→ **PROBLEM**
Do not include the pictures; repeat the rest of the data exactly.

--

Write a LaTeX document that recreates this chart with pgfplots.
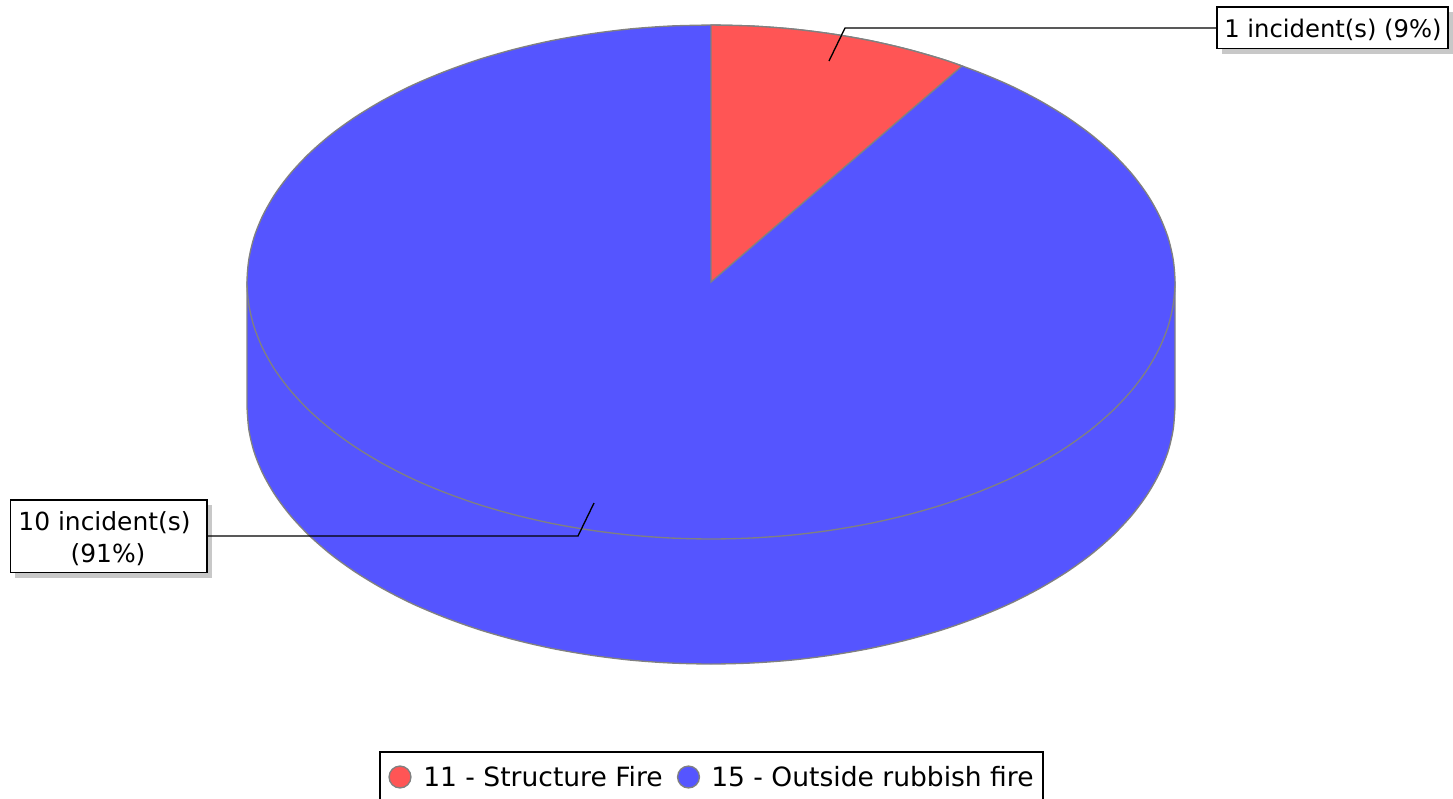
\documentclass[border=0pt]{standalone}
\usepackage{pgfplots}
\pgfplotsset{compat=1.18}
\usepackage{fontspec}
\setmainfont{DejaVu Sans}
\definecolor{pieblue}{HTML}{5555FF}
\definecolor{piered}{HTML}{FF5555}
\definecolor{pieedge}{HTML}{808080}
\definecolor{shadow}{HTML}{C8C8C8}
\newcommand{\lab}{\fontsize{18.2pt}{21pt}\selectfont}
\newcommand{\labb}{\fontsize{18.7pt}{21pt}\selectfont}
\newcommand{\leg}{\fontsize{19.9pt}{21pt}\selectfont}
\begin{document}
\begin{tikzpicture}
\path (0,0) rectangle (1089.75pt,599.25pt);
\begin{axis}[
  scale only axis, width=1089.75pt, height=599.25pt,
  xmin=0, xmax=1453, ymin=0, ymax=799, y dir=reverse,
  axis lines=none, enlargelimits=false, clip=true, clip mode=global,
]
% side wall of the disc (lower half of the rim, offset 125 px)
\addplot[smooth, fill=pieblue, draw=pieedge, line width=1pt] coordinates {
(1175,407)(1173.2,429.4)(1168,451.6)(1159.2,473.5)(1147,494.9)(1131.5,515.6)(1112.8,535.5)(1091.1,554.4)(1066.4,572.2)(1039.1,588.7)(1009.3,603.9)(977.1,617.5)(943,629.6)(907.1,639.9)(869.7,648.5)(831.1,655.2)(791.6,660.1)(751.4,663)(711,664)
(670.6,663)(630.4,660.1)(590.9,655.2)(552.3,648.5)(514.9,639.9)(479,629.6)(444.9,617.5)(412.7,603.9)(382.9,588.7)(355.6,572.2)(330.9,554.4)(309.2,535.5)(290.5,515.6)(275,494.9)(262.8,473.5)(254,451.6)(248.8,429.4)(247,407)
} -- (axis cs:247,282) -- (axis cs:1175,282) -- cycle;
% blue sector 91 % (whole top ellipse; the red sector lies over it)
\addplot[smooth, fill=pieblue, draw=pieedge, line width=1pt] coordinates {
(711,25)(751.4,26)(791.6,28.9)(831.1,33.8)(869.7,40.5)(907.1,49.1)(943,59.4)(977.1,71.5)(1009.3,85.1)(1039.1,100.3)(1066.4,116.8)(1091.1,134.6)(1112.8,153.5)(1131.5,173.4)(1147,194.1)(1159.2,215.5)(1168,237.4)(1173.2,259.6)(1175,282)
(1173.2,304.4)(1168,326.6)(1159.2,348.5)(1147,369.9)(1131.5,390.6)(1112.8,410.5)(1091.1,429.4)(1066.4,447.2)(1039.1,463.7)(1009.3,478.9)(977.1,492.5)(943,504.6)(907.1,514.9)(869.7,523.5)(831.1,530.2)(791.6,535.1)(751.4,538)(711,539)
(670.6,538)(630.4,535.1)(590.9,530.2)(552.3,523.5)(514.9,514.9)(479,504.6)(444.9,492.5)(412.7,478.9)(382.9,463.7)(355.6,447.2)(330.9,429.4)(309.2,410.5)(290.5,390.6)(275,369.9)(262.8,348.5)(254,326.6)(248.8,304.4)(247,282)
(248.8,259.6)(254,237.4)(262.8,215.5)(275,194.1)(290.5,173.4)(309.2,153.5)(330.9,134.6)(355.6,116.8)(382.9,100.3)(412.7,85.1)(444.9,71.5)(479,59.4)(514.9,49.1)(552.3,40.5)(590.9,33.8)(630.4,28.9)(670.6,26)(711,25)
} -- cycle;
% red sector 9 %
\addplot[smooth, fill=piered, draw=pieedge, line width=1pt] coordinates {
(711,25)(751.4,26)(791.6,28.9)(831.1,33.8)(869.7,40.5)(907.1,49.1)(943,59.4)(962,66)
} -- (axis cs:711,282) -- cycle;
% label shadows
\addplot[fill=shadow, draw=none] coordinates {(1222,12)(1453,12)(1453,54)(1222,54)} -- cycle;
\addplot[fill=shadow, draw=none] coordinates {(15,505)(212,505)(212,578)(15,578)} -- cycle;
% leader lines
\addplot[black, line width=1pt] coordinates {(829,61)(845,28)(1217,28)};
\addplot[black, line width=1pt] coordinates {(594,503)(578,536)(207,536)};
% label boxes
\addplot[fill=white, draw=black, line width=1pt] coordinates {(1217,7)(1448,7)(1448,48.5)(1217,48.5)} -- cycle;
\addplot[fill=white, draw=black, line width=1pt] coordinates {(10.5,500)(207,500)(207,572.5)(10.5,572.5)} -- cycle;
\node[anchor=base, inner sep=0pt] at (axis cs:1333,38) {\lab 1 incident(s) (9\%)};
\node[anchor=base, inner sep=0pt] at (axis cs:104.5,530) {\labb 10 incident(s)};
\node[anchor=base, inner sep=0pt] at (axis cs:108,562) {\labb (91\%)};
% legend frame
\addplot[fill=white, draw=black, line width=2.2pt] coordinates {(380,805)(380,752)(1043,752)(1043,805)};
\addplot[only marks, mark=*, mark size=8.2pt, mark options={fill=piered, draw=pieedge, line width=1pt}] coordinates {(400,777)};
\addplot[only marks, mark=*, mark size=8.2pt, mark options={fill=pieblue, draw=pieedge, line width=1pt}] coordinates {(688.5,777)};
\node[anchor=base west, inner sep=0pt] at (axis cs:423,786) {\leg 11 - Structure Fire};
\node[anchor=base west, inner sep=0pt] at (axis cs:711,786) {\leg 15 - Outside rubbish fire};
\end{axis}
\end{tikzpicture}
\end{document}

--

→ **ANSWER FOR THE TASK**
Write a LaTeX document that recreates this chart with pgfplots.
\documentclass[border=0pt]{standalone}
\usepackage{pgfplots}
\pgfplotsset{compat=1.18}
\usepackage{fontspec}
\setmainfont{DejaVu Sans}
\definecolor{pieblue}{HTML}{5555FF}
\definecolor{piered}{HTML}{FF5555}
\definecolor{pieedge}{HTML}{808080}
\definecolor{shadow}{HTML}{C8C8C8}
\newcommand{\lab}{\fontsize{18.2pt}{21pt}\selectfont}
\newcommand{\labb}{\fontsize{18.7pt}{21pt}\selectfont}
\newcommand{\leg}{\fontsize{19.9pt}{21pt}\selectfont}
\begin{document}
\begin{tikzpicture}
\path (0,0) rectangle (1089.75pt,599.25pt);
\begin{axis}[
  scale only axis, width=1089.75pt, height=599.25pt,
  xmin=0, xmax=1453, ymin=0, ymax=799, y dir=reverse,
  axis lines=none, enlargelimits=false, clip=true, clip mode=global,
]
% side wall of the disc (lower half of the rim, offset 125 px)
\addplot[smooth, fill=pieblue, draw=pieedge, line width=1pt] coordinates {
(1175,407)(1173.2,429.4)(1168,451.6)(1159.2,473.5)(1147,494.9)(1131.5,515.6)(1112.8,535.5)(1091.1,554.4)(1066.4,572.2)(1039.1,588.7)(1009.3,603.9)(977.1,617.5)(943,629.6)(907.1,639.9)(869.7,648.5)(831.1,655.2)(791.6,660.1)(751.4,663)(711,664)
(670.6,663)(630.4,660.1)(590.9,655.2)(552.3,648.5)(514.9,639.9)(479,629.6)(444.9,617.5)(412.7,603.9)(382.9,588.7)(355.6,572.2)(330.9,554.4)(309.2,535.5)(290.5,515.6)(275,494.9)(262.8,473.5)(254,451.6)(248.8,429.4)(247,407)
} -- (axis cs:247,282) -- (axis cs:1175,282) -- cycle;
% blue sector 91 % (whole top ellipse; the red sector lies over it)
\addplot[smooth, fill=pieblue, draw=pieedge, line width=1pt] coordinates {
(711,25)(751.4,26)(791.6,28.9)(831.1,33.8)(869.7,40.5)(907.1,49.1)(943,59.4)(977.1,71.5)(1009.3,85.1)(1039.1,100.3)(1066.4,116.8)(1091.1,134.6)(1112.8,153.5)(1131.5,173.4)(1147,194.1)(1159.2,215.5)(1168,237.4)(1173.2,259.6)(1175,282)
(1173.2,304.4)(1168,326.6)(1159.2,348.5)(1147,369.9)(1131.5,390.6)(1112.8,410.5)(1091.1,429.4)(1066.4,447.2)(1039.1,463.7)(1009.3,478.9)(977.1,492.5)(943,504.6)(907.1,514.9)(869.7,523.5)(831.1,530.2)(791.6,535.1)(751.4,538)(711,539)
(670.6,538)(630.4,535.1)(590.9,530.2)(552.3,523.5)(514.9,514.9)(479,504.6)(444.9,492.5)(412.7,478.9)(382.9,463.7)(355.6,447.2)(330.9,429.4)(309.2,410.5)(290.5,390.6)(275,369.9)(262.8,348.5)(254,326.6)(248.8,304.4)(247,282)
(248.8,259.6)(254,237.4)(262.8,215.5)(275,194.1)(290.5,173.4)(309.2,153.5)(330.9,134.6)(355.6,116.8)(382.9,100.3)(412.7,85.1)(444.9,71.5)(479,59.4)(514.9,49.1)(552.3,40.5)(590.9,33.8)(630.4,28.9)(670.6,26)(711,25)
} -- cycle;
% red sector 9 %
\addplot[smooth, fill=piered, draw=pieedge, line width=1pt] coordinates {
(711,25)(751.4,26)(791.6,28.9)(831.1,33.8)(869.7,40.5)(907.1,49.1)(943,59.4)(962,66)
} -- (axis cs:711,282) -- cycle;
% label shadows
\addplot[fill=shadow, draw=none] coordinates {(1222,12)(1453,12)(1453,54)(1222,54)} -- cycle;
\addplot[fill=shadow, draw=none] coordinates {(15,505)(212,505)(212,578)(15,578)} -- cycle;
% leader lines
\addplot[black, line width=1pt] coordinates {(829,61)(845,28)(1217,28)};
\addplot[black, line width=1pt] coordinates {(594,503)(578,536)(207,536)};
% label boxes
\addplot[fill=white, draw=black, line width=1pt] coordinates {(1217,7)(1448,7)(1448,48.5)(1217,48.5)} -- cycle;
\addplot[fill=white, draw=black, line width=1pt] coordinates {(10.5,500)(207,500)(207,572.5)(10.5,572.5)} -- cycle;
\node[anchor=base, inner sep=0pt] at (axis cs:1333,38) {\lab 1 incident(s) (9\%)};
\node[anchor=base, inner sep=0pt] at (axis cs:104.5,530) {\labb 10 incident(s)};
\node[anchor=base, inner sep=0pt] at (axis cs:108,562) {\labb (91\%)};
% legend frame
\addplot[fill=white, draw=black, line width=2.2pt] coordinates {(380,805)(380,752)(1043,752)(1043,805)};
\addplot[only marks, mark=*, mark size=8.2pt, mark options={fill=piered, draw=pieedge, line width=1pt}] coordinates {(400,777)};
\addplot[only marks, mark=*, mark size=8.2pt, mark options={fill=pieblue, draw=pieedge, line width=1pt}] coordinates {(688.5,777)};
\node[anchor=base west, inner sep=0pt] at (axis cs:423,786) {\leg 11 - Structure Fire};
\node[anchor=base west, inner sep=0pt] at (axis cs:711,786) {\leg 15 - Outside rubbish fire};
\end{axis}
\end{tikzpicture}
\end{document}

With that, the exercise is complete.